I’m currently in the middle of reading The Come Up: An Oral History of the Rise of Hip-Hop by Jonathan Abrams, and it’s been a bizarre walk down memory lane. In addition to artists I hadn’t thought of in ages and forgotten songs that are immediately recognizable at first mention, the most surprising thing has been multiple reminders that I remember the Bronx I grew up in the 70s and 80s — about a mile from Kool Herc’s seminal party — very differently than being one of the most dangerous places in the country it apparently was.
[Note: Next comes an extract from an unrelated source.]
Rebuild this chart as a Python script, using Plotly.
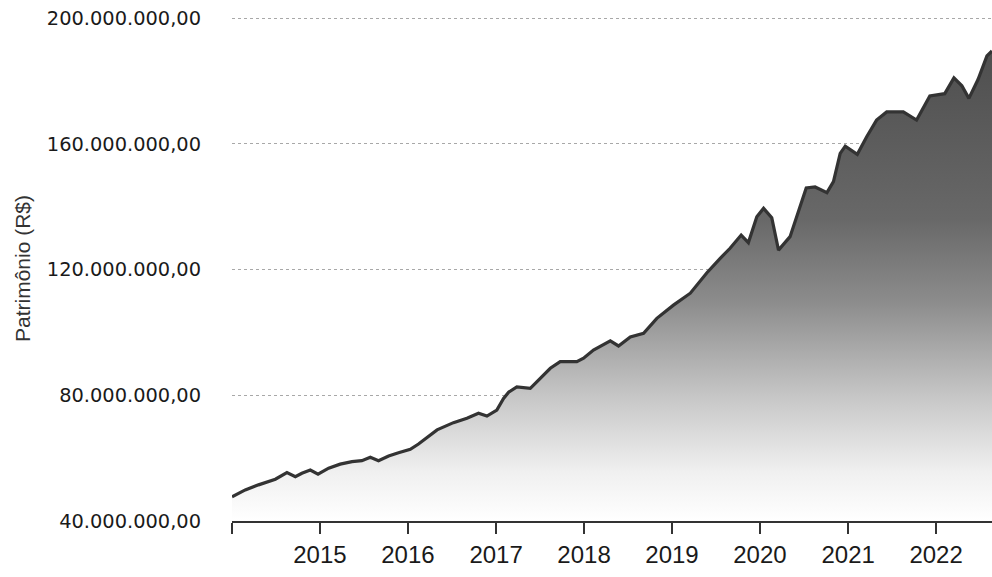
import plotly.graph_objects as go

dates = [
    "2014-01-01", "2014-02-25", "2014-04-21", "2014-06-30", "2014-08-17", "2014-09-21",
    "2014-10-18", "2014-11-22", "2014-12-24", "2015-02-06", "2015-03-26", "2015-05-14",
    "2015-06-24", "2015-07-29", "2015-09-01", "2015-10-13", "2015-11-23", "2016-01-11",
    "2016-02-14", "2016-03-10", "2016-05-01", "2016-07-08", "2016-09-02", "2016-10-20",
    "2016-11-24", "2017-01-04", "2017-02-01", "2017-02-22", "2017-03-28", "2017-05-23",
    "2017-07-03", "2017-08-14", "2017-09-24", "2017-12-02", "2017-12-30", "2018-02-09",
    "2018-04-20", "2018-05-24", "2018-07-12", "2018-09-05", "2018-10-30", "2019-01-07",
    "2019-03-18", "2019-05-26", "2019-07-20", "2019-08-30", "2019-10-15", "2019-11-14",
    "2019-12-19", "2020-01-16", "2020-02-19", "2020-03-18", "2020-05-05", "2020-06-16",
    "2020-07-11", "2020-08-17", "2020-10-05", "2020-11-01", "2020-11-29", "2020-12-20",
    "2021-02-08", "2021-03-19", "2021-04-29", "2021-06-10", "2021-08-18", "2021-10-12",
    "2021-12-06", "2022-02-06", "2022-03-16", "2022-04-18", "2022-05-17", "2022-06-24",
    "2022-07-31", "2022-08-21",
]

patrimonio_mi = [
    47.7, 49.9, 51.5, 53.3, 55.4, 54.1,
    55.2, 56.2, 54.9, 56.8, 58.1, 58.9,
    59.2, 60.3, 59.2, 60.7, 61.7, 62.8,
    64.5, 66.0, 69.0, 71.3, 72.7, 74.3,
    73.4, 75.3, 79.0, 81.0, 82.7, 82.2,
    85.4, 88.6, 90.7, 90.7, 91.8, 94.4,
    97.3, 95.7, 98.6, 99.7, 104.5, 108.7,
    112.5, 119.0, 123.6, 126.8, 131.0, 128.6,
    136.8, 139.5, 136.5, 126.2, 130.5, 140.0,
    146.0, 146.3, 144.5, 148.0, 157.0, 159.3,
    156.7, 162.3, 167.6, 170.2, 170.2, 167.6,
    175.3, 176.0, 181.0, 178.5, 174.5, 180.5,
    188.0, 189.6,
]
patrimonio = [v * 1e6 for v in patrimonio_mi]

y_ticks = [40e6, 80e6, 120e6, 160e6, 200e6]
y_tick_labels = ["40.000.000,00", "80.000.000,00", "120.000.000,00",
                 "160.000.000,00", "200.000.000,00"]

x_ticks = ["2014-01-01", "2015-01-01", "2016-01-01", "2017-01-01", "2018-01-01",
           "2019-01-01", "2020-01-01", "2021-01-01", "2022-01-01"]
x_tick_labels = ["", "2015", "2016", "2017", "2018", "2019", "2020", "2021", "2022"]

fig = go.Figure()
fig.add_trace(go.Scatter(
    x=dates, y=patrimonio, mode="lines",
    line=dict(color="#333333", width=3.2),
    fill="tozeroy",
    fillgradient=dict(
        type="vertical", start=40e6, stop=195e6,
        colorscale=[[0, "#ffffff"], [0.1, "#f0f0f0"], [0.25, "#c8c8c8"],
                    [0.45, "#8c8c8c"], [0.62, "#686868"], [1, "#4c4c4c"]],
    ),
    hoverinfo="x+y",
    showlegend=False,
))

fig.update_layout(
    width=992, height=577,
    margin=dict(l=232, r=0, t=17, b=56),
    paper_bgcolor="white", plot_bgcolor="white",
    showlegend=False,
    annotations=[dict(
        text="Patrimônio (R$)", textangle=-90,
        xref="paper", yref="paper", x=-0.2763, y=0.5,
        xanchor="center", yanchor="middle", showarrow=False,
        font=dict(family="Liberation Sans, Arial, sans-serif", size=21, color="#333"),
    )],
)
fig.update_xaxes(
    range=["2014-01-01", "2022-08-21"],
    tickvals=x_ticks, ticktext=x_tick_labels,
    ticks="outside", ticklen=11, tickwidth=2, tickcolor="#333",
    showline=True, linecolor="#333", linewidth=2,
    showgrid=False, zeroline=False, automargin=False,
    tickfont=dict(family="Liberation Sans, Arial, sans-serif", size=24, color="#1a1a1a"),
    ticklabelstandoff=0,
)
fig.update_yaxes(
    range=[40e6, 200.4e6],
    tickvals=y_ticks, ticktext=y_tick_labels,
    showline=False, zeroline=False, automargin=False,
    showgrid=True, gridcolor="#a8a8a8", griddash="dot", gridwidth=1,
    tickfont=dict(family="DejaVu Sans, Verdana, sans-serif", size=19.4, color="#1a1a1a"),
    ticklabelstandoff=30,
)

fig.write_html("out.html", config={"displayModeBar": False},
               post_script="document.body.style.margin='0';")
To me it was just home, and I didn’t really know anything else besides what I saw on TV, most of which seemed like a completely different world.
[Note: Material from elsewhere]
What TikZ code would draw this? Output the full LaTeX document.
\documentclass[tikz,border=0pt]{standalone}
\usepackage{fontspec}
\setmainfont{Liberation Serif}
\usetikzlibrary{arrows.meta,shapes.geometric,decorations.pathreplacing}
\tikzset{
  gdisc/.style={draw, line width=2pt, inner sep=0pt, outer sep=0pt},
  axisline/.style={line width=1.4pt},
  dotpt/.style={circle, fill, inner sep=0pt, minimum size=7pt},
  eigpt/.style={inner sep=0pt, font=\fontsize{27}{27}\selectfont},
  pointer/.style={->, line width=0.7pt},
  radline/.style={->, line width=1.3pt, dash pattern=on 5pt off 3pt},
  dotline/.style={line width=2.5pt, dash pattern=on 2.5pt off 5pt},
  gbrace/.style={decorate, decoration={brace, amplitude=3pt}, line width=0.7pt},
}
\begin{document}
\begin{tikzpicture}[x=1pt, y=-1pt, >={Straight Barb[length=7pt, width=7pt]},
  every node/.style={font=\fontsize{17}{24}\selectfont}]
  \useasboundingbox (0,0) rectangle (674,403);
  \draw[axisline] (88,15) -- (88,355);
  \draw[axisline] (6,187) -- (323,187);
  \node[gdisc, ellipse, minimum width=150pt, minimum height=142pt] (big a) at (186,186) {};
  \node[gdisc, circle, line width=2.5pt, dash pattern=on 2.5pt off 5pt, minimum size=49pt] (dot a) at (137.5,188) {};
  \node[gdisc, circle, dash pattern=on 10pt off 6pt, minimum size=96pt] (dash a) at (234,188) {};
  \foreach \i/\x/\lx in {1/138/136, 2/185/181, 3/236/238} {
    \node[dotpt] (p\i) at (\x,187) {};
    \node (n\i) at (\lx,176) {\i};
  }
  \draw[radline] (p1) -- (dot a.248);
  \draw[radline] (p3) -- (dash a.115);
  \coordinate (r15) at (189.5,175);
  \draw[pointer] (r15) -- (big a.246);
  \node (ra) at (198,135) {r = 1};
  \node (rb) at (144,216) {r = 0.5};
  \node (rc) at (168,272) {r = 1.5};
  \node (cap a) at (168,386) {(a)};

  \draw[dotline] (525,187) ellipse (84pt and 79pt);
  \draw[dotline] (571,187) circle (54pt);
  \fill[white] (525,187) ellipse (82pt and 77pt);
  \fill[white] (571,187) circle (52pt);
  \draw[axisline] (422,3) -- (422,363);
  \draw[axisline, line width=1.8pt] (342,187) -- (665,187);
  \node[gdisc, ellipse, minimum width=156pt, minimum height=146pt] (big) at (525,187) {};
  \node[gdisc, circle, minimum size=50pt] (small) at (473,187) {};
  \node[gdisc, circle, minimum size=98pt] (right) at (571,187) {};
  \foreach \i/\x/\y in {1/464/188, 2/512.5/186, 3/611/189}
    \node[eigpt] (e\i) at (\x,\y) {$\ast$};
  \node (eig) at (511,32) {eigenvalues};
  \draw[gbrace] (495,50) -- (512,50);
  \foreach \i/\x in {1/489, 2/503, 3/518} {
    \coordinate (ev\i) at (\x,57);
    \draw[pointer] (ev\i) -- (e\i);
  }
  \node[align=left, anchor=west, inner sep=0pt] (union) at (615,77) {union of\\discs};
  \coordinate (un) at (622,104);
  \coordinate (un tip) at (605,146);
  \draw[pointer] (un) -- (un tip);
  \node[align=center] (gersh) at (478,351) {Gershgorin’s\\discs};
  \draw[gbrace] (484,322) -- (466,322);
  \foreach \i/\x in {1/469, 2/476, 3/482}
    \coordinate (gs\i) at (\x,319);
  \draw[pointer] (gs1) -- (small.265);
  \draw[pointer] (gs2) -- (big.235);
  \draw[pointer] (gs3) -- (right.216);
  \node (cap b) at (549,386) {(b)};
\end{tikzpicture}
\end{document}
“How Ya Like Me Now,” indeed!
The touch screen pullback is the result of consumer backlash, not the enactment of overdue regulations or an awakening of corporate responsibility. Many drivers want buttons, not screens, and they’ve given carmakers an earful about it. Auto executives have long brushed aside safety concerns about their complex displays—and all signs suggest they would have happily kept doing so. But their customers are revolting, which has forced them to pay attention.
I absolutely hate cars that have gone all-in on replacing analog dashboards with iPads of various shapes and sizes. It’s something I love about our Hyundai, one of the few manufacturers who’ve mostly resisted the temptation. Teslas look ridiculous, but that’s their design aesthetic; seeing their influence on other manufacturers has been maddening, and VW’s ID Buzz dashboard is one of the ugliest I’ve ever seen.
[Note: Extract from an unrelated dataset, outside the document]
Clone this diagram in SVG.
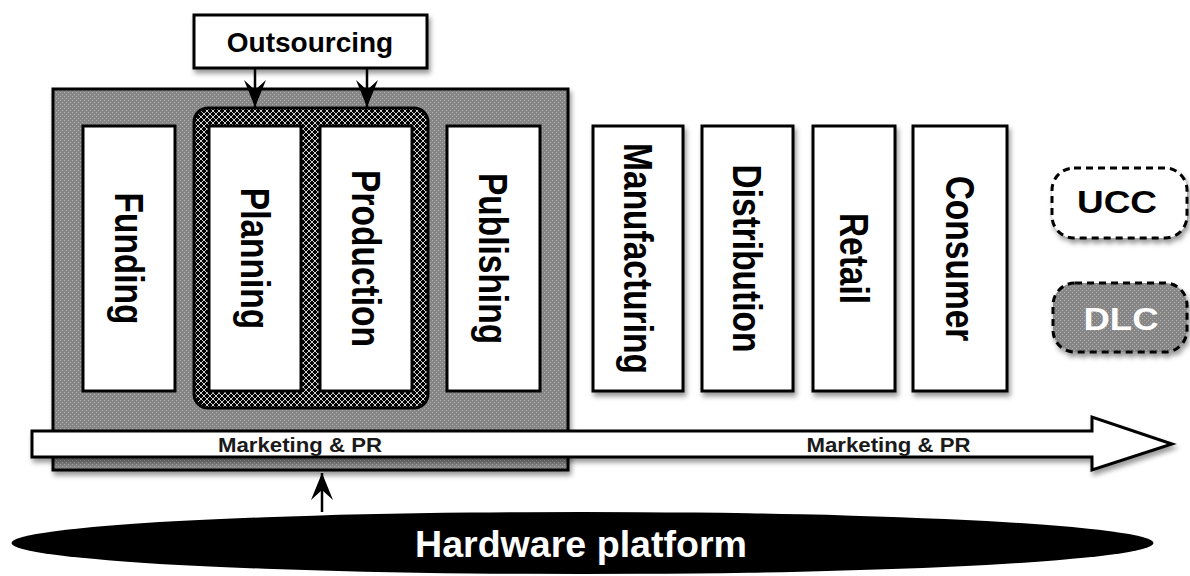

I don’t personally believe self-driving cars are coming anytime soon, so designing cars we still have to be in full control of to be as safe as possible should be the highest priority. Instead, we’re living in a transitional period where safety and reliability are taking a back seat to “innovation” and an automated future, alongside subscriptions to formerly standard features and reluctant and belated recalls to fix issues that should never have been shipped.
*shakes fist at cloud*
PS: Apparently this issue’s unplanned theme was nostalgia?!? I don’t usually have any idea what’s going into these newsletters until I start putting one together. I use Feedly to bookmark articles of interest in a “Newsletter Consideration” folder as I come across them, and at least half of them never get used. I usually have a lead article in mind and go from there. An unexpected theme often starts to present itself and I run with it, and some of those older articles find a home. This was definitely one of those issues.
This might be the first time in 2.5 years that there wasn’t an overt publishing or library angle somewhere, though, so apologies to those of you who understandably assume that’s what you’d be getting. Licensing and rights kind of counts? Hope you enjoyed it anyway!